このCal.90の特徴は、ローターを地板中心に置かずに偏心させた事により、テンプの動きがローターに隠れる事なく、いつもユーザーに眺められるという、うれしい持ち味になっています。ローターはハーフスケルトンタイプになっていて、ローター外端部には、比重の重い、K21金を使用して自動巻き上げ効率を高めています。

地板にはグラスヒュッテ伝統の筋目加工とベルラージュがしてあり美しい光芒を放っています。勿論青ネジを採用してあり、何処から見ても美しいと感嘆せざるを得ません。
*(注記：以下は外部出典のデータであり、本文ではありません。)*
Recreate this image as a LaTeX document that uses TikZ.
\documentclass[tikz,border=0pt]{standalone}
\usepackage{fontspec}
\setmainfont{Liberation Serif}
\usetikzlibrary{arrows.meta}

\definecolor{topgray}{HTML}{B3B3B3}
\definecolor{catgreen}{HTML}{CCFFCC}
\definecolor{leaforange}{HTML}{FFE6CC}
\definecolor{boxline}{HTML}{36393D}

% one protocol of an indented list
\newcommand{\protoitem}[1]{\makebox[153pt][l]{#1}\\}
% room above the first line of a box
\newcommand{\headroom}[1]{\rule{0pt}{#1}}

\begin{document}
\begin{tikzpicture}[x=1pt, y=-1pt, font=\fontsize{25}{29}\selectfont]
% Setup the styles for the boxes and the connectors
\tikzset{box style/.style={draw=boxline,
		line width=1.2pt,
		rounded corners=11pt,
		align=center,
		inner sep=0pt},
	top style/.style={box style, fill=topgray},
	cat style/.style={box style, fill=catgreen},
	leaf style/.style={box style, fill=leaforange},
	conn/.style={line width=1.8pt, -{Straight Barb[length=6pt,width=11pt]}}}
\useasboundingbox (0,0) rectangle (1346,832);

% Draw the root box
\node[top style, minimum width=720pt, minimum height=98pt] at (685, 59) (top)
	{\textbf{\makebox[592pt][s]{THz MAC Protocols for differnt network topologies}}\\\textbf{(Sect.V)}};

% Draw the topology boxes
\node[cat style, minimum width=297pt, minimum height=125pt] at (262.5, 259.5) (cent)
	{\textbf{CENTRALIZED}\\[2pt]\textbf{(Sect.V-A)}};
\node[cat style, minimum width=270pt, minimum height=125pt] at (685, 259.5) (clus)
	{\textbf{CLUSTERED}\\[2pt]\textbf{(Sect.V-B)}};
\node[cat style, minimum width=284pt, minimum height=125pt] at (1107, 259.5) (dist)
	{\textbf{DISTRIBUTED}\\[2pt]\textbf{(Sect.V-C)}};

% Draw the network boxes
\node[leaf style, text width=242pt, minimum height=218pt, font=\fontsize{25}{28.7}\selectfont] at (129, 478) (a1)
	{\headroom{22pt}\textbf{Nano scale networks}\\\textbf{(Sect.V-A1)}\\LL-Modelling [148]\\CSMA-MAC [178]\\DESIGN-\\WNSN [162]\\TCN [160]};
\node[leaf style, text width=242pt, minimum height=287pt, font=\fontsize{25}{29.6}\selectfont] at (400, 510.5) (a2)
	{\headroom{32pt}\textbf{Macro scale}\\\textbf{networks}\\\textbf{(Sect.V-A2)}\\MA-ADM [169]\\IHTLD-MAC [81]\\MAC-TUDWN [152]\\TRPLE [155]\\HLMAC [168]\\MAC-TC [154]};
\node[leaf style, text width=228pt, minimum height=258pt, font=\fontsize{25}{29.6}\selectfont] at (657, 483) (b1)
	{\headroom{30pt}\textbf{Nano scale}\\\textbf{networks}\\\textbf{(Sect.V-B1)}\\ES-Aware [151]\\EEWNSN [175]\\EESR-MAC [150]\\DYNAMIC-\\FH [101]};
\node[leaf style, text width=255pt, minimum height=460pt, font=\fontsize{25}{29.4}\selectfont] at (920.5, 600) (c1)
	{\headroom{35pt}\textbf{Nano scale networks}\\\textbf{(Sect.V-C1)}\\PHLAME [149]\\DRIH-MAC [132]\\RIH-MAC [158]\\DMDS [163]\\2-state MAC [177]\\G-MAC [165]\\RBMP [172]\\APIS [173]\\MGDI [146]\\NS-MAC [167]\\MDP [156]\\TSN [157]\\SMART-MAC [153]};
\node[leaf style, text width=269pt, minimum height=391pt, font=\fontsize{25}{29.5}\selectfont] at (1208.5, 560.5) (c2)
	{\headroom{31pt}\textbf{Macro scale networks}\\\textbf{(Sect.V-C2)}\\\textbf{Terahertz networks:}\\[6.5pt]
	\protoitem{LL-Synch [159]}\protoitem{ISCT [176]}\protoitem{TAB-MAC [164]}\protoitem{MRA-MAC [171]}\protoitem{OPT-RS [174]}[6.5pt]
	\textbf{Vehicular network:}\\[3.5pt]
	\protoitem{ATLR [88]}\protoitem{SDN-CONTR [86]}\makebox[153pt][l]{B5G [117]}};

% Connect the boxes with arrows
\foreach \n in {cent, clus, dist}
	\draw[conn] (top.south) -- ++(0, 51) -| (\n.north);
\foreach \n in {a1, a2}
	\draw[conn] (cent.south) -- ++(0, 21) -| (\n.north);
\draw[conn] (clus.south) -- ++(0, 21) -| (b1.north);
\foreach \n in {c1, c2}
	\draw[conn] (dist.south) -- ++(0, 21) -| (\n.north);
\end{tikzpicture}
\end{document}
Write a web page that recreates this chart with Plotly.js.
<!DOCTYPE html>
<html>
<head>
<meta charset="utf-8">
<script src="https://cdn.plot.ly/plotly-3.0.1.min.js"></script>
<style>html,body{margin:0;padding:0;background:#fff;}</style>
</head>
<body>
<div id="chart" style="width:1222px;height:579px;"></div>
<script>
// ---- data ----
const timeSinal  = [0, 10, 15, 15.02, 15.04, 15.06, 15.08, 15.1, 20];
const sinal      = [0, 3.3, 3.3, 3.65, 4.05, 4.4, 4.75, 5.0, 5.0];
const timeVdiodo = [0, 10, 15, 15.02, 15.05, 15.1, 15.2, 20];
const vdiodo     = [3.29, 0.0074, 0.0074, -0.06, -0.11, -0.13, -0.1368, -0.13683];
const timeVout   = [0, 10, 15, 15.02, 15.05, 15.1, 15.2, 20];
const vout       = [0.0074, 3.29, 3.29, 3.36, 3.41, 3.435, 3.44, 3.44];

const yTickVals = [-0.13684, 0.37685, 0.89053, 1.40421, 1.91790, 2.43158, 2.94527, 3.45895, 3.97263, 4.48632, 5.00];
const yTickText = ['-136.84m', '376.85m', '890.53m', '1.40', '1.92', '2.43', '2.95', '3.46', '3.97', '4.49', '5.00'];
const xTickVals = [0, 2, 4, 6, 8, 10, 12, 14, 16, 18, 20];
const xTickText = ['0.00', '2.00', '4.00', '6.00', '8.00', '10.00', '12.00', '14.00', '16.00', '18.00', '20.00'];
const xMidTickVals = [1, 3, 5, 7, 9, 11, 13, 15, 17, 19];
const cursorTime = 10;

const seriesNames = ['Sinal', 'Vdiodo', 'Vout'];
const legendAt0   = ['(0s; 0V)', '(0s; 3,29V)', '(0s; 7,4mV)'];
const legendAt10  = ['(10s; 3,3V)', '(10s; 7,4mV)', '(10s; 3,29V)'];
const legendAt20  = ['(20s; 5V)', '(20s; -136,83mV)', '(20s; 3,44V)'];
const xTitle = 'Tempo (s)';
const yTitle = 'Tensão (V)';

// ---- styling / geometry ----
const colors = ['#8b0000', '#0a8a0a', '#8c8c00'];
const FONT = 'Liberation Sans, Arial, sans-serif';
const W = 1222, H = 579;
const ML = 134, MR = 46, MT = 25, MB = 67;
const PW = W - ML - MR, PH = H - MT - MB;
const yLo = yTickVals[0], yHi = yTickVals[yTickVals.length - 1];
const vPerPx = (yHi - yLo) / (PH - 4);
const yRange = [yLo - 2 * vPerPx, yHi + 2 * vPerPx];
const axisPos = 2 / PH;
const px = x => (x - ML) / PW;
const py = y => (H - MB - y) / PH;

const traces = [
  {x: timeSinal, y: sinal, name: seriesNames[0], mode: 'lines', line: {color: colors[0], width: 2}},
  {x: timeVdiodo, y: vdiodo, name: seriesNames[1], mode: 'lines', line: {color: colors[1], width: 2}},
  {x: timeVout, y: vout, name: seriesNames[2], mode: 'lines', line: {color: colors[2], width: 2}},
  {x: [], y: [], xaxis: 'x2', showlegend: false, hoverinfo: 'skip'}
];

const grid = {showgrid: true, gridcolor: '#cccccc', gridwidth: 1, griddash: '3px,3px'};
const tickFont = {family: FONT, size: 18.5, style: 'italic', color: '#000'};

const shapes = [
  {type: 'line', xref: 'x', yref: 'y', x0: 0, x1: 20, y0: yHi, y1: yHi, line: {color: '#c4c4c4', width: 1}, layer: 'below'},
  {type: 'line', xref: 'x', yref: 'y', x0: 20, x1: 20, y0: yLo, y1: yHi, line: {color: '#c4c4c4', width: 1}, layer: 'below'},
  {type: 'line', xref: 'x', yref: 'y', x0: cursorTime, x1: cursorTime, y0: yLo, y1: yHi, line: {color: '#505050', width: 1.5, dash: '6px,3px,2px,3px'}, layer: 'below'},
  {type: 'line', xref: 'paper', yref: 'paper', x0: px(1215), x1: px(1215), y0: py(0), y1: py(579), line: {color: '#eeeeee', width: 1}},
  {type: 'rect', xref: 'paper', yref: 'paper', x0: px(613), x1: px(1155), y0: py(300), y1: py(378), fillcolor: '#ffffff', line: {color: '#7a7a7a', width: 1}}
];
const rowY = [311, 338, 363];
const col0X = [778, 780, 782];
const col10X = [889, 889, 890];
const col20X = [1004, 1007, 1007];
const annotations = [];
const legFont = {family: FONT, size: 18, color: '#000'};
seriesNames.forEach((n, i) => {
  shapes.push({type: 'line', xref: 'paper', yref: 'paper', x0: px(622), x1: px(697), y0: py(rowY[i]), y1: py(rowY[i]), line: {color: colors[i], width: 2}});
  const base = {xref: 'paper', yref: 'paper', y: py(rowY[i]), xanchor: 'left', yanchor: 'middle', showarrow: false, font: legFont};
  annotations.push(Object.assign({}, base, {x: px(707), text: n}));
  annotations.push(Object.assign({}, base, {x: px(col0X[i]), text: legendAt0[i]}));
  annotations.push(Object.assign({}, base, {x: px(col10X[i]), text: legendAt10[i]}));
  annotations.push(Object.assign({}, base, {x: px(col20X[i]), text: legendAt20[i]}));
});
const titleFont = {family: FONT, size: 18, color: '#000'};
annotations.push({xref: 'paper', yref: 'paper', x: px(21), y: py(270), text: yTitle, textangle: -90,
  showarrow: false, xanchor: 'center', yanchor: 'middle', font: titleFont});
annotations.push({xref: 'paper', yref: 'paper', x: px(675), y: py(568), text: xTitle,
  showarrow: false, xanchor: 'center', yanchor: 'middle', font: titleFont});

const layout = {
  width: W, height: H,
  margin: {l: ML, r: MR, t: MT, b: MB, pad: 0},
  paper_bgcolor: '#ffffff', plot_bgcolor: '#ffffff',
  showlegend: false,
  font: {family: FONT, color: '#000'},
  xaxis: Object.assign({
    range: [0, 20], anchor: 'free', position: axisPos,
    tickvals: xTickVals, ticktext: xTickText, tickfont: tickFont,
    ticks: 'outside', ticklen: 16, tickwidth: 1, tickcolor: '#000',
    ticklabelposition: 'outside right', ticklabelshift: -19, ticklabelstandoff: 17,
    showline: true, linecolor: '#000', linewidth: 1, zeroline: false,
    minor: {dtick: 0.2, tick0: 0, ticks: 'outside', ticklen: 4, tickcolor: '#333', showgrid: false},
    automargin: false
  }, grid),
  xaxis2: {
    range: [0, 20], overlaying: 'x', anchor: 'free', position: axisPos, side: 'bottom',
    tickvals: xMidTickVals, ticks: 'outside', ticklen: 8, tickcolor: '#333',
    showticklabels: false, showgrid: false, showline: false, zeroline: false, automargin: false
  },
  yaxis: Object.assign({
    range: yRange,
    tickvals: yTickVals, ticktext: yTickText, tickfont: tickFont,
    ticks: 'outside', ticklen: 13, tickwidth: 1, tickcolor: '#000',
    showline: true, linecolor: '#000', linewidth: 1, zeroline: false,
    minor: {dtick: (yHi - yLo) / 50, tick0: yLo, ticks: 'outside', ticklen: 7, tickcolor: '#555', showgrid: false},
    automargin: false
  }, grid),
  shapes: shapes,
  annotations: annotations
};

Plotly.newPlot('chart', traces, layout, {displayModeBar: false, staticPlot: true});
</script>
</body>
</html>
また、一番特徴なのがダブル・スワンネックという緩急調整装置を持っている事です。左側のスワンネックのネジでは、ヒゲ持ちが微細調整出来、右側のスワンネック・ネジではヒゲ受けを動かす事により、緩急調整が出来るという時計職人にとってはありがたい調整装置になっている事です。

現在では、ほとんどのムーブメントは、可動ヒゲ持ち装置を装備していますが、可動ヒゲ持ち装置のついていないアンティーク腕時計の場合、片振り調整をする時はヒゲ玉の割れ目にドライバー状の工具を差し込んで、目分量で調整をしては何回も繰り返して片振り調整を修正していました。

可動ヒゲ持ち装置の場合、そういうわずらわしさが無くなったのですが、それでもある程度は目分量で測からざるを得なかったのですが、グラスヒュッテ・オリジナル社のダブル・スワンネックでは、完璧に片振り調整が出来る、という装置になっています。

テンワには、比重の重いK18金を採用していて、チラネジ式テンプでありながら慣性モーメントを高めて、歩度の安定をはかっているという高度な技術を駆使しています。こういう細部に渡りドイツ人気質らしいコダワリを持った時計が日本で100万円以下で購入出来る事は大きな魅力である、と思っています。

グラスヒュッテ・オリジナル社の代表的なキャリバーに、手巻きのCal.42 Cal.65があり、自動巻にCal.39がありますが、これらもCal.90に勝るとも劣らない美しい仕上げで製作されています。将来、世界中でグラスヒュッテ・オリジナル腕時計はロレックスと共に大きな人気を博して行くに違いないと思っております。